Combinations Background Information for Teachers and Parents
This page contains information to support educators and families in teaching K-3 students about data, probability, and combinations. The information is designed to complement the BrainPOP Jr. movie Combinations. It explains the type of content covered in the movie, provides ideas for how teachers and parents can develop related understandings, and suggests how other BrainPOP Jr. resources can be used to scaffold and extend student learning.
Help children explore data analysis and probability. This movie will teach how to determine all possible combinations of a given scenario by using charts and tree diagrams. It will also explain how to use multiplication to calculate the total number of possible choices. We recommend pausing the movie throughout and having children create their own charts and tree diagrams or draw pictures to help them find the answers alongside Annie and Moby.
Review with children that a combination is a possible way of putting things from a group together. Many children have seen combo meals where they can choose from a few options. Explain that combo is short for combination. Share the following situation: A cafeteria offers the choice of a ham sandwich or a turkey sandwich, and offers a choice of milk or juice. What are all the possible combinations of sandwich and drink? Create a chart together to count all the possible combinations: turkey sandwich and milk, turkey sandwich and juice, ham sandwich and milk, ham sandwich and juice. There are four total possible combinations. Remind children to check over their charts and make sure they did not miss a possible choice. Repeat the activity with other scenarios.

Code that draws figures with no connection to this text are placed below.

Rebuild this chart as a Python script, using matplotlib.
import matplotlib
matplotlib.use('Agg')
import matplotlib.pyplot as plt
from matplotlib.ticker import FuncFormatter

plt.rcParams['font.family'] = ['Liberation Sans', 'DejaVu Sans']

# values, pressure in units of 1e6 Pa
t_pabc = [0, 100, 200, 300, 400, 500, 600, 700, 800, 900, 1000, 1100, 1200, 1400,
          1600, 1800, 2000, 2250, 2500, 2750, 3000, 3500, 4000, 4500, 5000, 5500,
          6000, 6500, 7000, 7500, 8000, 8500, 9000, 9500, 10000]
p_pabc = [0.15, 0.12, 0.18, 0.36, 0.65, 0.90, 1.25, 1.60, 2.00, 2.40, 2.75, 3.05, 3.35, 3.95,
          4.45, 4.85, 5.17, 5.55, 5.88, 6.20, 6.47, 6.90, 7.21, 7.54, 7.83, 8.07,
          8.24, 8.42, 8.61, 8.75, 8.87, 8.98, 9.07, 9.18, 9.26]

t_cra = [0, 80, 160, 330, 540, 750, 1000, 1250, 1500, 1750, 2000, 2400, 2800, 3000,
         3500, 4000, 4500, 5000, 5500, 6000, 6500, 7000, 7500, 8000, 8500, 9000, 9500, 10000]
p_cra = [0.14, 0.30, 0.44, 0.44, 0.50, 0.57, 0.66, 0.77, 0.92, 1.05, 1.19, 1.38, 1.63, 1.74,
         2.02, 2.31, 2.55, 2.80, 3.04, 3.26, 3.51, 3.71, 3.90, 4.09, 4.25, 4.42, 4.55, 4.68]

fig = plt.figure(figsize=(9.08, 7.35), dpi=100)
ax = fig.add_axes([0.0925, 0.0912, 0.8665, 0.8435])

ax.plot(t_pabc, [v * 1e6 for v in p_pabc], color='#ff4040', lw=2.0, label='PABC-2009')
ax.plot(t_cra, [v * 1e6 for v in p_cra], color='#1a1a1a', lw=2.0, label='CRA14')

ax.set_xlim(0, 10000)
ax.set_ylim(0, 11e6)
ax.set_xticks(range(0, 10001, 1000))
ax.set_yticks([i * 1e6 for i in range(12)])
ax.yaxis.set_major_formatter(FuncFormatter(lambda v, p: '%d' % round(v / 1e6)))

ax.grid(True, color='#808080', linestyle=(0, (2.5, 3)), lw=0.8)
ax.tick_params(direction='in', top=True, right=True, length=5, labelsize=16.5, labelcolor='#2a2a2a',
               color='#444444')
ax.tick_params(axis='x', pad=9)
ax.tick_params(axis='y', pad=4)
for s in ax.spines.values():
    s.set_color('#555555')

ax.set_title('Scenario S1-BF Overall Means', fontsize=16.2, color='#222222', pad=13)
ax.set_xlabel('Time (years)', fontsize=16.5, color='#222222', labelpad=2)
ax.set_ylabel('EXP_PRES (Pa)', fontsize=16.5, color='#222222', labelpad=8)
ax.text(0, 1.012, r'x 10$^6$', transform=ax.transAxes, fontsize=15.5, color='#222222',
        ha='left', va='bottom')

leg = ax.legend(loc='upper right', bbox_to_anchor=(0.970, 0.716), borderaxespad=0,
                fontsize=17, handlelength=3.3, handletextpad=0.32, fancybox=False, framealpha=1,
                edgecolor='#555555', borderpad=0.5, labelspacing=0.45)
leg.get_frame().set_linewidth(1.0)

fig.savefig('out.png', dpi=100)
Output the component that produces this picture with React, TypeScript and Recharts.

Children can use tree diagrams to help them figure out the total number of possible combinations. Share the following situation: You have four pairs of pants and two shirts. What are all the possible combinations of pants and shirt? Create a tree diagram together and break down the process step by step.
Guide children to understand that instead of making charts or tree diagrams, we can multiply to find the total number of possible combinations. This is particularly helpful when we work with situations that involve more choices. Share the following situation: You have six hats and two scarves. What are all the possible combinations of hats and scarves? Creating a chart or tree diagram might take a bit of time with so many items, but multiplication can help us find the answer quickly. We multiply the first set of choices by the second set: 6 x 2 = 12. Repeat the activity again with other scenarios. You may want to use manipulatives or draw pictures to set up an array to help children multiply. Draw attention to the fact that combinations, like multiplication, can be in any order and still produce the same answer.
We recommend doing plenty of hands-on activities to help reinforce the concepts in the lesson. Use real-life situations to help children connect math to the world around them.